### Task description
Where a line in the listing contains the string "this", copy that line out.

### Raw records
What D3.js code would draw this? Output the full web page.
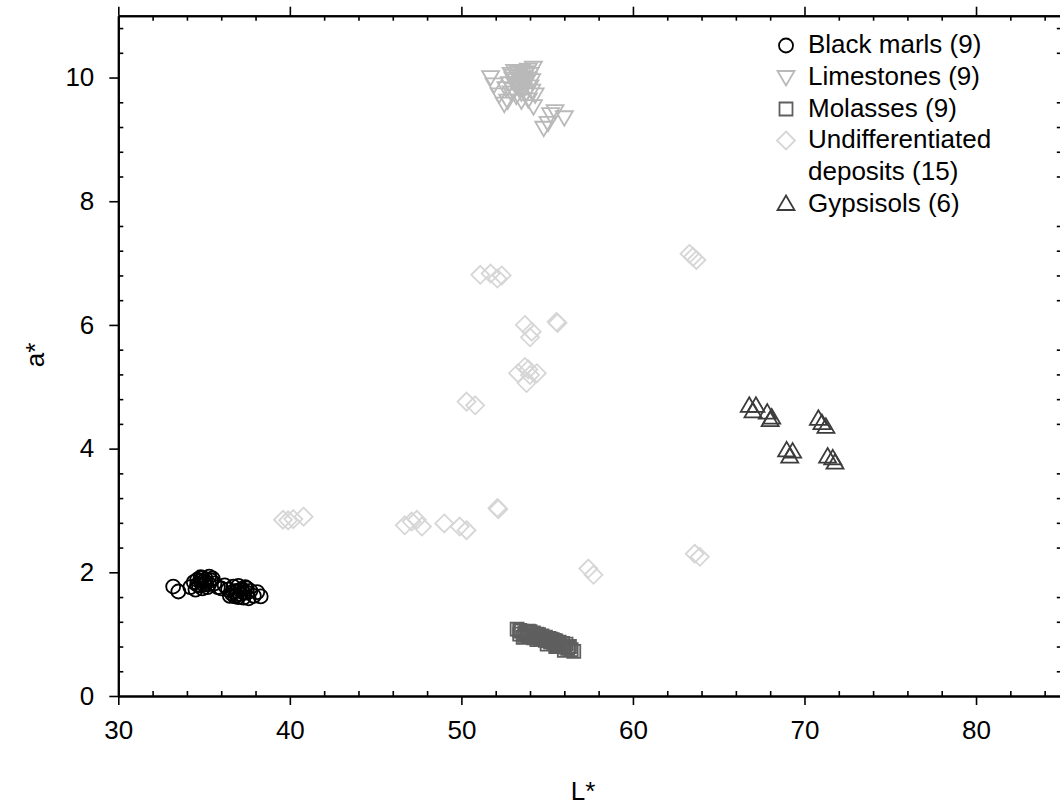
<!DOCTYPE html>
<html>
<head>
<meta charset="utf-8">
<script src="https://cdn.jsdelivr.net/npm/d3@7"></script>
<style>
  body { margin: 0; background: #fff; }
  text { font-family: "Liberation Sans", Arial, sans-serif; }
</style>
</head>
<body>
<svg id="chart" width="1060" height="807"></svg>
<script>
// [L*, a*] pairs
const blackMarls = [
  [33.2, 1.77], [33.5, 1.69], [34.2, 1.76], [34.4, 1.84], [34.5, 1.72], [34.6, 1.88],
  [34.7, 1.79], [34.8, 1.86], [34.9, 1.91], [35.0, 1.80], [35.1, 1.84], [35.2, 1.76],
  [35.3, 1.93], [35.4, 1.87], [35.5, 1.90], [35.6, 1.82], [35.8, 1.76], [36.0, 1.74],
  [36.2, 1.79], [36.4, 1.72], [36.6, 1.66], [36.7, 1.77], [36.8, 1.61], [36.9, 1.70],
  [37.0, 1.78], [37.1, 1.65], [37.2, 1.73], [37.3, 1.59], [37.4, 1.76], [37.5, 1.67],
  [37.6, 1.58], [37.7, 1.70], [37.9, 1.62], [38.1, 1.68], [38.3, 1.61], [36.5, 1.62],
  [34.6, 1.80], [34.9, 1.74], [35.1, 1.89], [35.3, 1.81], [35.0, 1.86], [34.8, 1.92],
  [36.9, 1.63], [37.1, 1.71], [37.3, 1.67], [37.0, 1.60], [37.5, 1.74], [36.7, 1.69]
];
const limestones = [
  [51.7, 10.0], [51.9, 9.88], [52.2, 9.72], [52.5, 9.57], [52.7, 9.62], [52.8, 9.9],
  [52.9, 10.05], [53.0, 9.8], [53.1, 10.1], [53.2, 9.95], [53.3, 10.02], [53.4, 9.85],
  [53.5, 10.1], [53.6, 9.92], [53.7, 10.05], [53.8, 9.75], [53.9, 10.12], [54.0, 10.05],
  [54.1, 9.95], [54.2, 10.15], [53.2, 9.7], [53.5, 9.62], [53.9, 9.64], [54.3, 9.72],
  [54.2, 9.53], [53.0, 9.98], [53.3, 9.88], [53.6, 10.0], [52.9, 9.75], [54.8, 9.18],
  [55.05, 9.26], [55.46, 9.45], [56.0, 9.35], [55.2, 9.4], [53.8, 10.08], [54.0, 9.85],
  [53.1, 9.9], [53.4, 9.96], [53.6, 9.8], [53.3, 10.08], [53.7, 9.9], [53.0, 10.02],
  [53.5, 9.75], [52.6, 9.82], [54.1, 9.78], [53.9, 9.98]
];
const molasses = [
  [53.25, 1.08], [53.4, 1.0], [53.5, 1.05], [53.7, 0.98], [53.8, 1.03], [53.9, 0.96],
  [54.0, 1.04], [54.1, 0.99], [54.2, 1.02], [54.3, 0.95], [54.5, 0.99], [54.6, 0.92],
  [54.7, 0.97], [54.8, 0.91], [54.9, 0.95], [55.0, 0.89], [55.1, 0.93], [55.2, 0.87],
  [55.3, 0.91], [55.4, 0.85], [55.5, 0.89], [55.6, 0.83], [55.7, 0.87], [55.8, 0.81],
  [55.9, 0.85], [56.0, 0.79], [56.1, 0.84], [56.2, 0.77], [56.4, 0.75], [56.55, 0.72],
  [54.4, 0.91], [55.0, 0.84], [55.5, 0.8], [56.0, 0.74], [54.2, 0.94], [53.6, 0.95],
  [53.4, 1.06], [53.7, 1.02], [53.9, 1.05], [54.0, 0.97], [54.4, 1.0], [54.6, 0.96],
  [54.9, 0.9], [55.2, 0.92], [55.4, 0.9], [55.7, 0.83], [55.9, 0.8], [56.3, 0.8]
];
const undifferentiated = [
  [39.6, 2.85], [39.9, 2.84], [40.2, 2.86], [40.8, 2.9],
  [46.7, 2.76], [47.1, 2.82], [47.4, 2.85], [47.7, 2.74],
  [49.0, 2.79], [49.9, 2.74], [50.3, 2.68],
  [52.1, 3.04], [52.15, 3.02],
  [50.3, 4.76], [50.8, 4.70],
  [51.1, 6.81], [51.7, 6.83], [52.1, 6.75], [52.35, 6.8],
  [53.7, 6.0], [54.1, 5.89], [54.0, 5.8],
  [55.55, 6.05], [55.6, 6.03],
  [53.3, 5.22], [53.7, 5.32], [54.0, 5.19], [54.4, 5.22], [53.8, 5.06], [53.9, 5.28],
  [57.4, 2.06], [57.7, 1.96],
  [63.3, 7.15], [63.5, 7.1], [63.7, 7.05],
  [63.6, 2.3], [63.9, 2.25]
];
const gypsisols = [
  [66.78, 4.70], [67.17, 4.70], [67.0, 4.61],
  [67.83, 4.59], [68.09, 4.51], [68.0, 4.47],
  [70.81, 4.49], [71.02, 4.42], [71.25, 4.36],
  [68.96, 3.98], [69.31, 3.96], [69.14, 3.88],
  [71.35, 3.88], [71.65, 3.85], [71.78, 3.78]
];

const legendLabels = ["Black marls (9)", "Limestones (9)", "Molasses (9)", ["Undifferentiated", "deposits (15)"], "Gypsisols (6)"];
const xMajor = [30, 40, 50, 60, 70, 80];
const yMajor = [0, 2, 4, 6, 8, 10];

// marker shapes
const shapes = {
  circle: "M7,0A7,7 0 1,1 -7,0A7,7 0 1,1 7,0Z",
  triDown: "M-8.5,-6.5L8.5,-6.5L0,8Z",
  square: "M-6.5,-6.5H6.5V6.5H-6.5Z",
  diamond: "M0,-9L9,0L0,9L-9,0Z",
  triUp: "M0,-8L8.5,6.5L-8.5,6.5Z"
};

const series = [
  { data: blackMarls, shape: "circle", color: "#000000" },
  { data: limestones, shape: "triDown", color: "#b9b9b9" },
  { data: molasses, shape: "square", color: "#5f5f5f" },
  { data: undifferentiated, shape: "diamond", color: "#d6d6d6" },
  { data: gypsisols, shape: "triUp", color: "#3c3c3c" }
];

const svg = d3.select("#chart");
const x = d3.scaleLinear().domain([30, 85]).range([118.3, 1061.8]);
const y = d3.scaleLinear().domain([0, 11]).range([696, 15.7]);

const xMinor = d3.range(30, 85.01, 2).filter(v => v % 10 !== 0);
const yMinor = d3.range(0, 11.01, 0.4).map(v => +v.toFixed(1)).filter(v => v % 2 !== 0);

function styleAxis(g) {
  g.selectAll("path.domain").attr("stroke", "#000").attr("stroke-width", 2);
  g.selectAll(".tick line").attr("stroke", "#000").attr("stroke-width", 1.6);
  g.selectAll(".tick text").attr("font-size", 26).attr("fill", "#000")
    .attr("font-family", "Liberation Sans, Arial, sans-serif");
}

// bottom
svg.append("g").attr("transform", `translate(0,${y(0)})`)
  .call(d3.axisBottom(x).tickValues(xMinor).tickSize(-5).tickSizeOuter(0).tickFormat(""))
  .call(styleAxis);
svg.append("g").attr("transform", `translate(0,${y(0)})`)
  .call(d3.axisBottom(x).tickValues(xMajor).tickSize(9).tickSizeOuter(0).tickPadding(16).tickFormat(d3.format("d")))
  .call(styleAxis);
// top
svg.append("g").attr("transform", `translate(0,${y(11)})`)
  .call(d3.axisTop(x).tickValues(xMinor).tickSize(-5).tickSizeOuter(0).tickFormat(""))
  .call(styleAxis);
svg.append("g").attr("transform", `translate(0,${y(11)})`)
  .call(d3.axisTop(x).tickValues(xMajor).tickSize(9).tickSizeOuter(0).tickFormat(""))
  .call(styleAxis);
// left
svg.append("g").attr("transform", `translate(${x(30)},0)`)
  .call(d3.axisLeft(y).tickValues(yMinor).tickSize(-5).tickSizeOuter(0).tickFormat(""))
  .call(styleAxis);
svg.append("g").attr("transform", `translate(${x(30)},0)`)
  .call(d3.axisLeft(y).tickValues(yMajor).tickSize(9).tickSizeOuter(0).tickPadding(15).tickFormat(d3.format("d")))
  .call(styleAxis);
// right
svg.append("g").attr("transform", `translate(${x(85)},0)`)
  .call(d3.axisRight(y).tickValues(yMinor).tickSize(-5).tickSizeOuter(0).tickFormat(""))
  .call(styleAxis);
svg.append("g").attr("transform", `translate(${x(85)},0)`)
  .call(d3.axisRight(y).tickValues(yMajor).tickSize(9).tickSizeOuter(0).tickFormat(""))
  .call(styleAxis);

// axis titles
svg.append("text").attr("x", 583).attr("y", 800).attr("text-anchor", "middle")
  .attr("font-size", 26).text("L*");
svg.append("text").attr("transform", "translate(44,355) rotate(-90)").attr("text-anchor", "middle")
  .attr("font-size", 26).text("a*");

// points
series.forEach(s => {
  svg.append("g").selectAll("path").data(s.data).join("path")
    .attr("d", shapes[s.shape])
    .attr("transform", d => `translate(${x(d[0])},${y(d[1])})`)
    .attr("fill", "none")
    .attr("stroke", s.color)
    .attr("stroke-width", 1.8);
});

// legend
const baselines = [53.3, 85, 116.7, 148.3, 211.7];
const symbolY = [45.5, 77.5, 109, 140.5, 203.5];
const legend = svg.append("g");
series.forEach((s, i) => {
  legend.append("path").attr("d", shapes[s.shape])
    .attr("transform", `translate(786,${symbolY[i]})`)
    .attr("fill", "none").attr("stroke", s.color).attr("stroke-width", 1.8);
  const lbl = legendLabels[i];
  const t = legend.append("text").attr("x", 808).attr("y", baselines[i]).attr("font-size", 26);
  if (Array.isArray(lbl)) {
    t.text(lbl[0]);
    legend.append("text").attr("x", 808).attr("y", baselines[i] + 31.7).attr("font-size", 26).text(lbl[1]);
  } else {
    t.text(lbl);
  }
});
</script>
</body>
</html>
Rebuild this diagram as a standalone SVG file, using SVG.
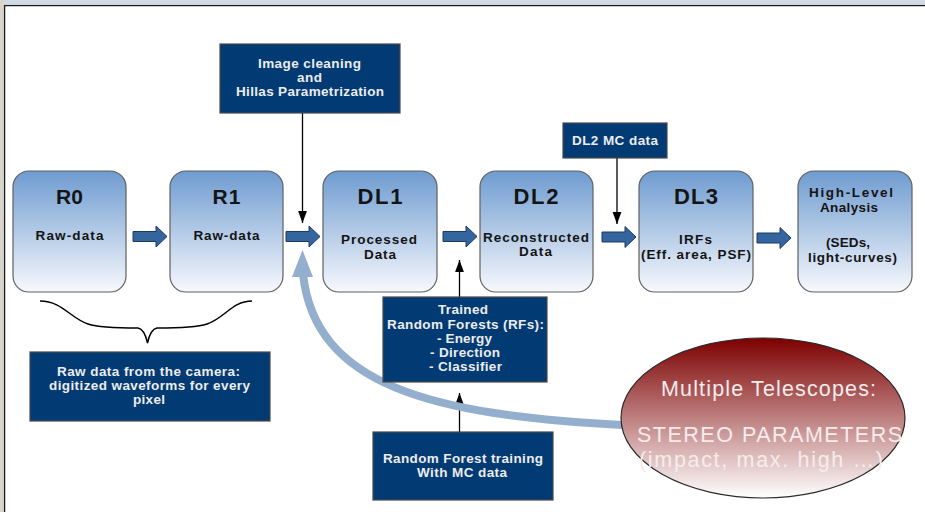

### Task result
What D3.js code would draw this? Output the full web page.
Rebuild this diagram as a standalone SVG file, using SVG.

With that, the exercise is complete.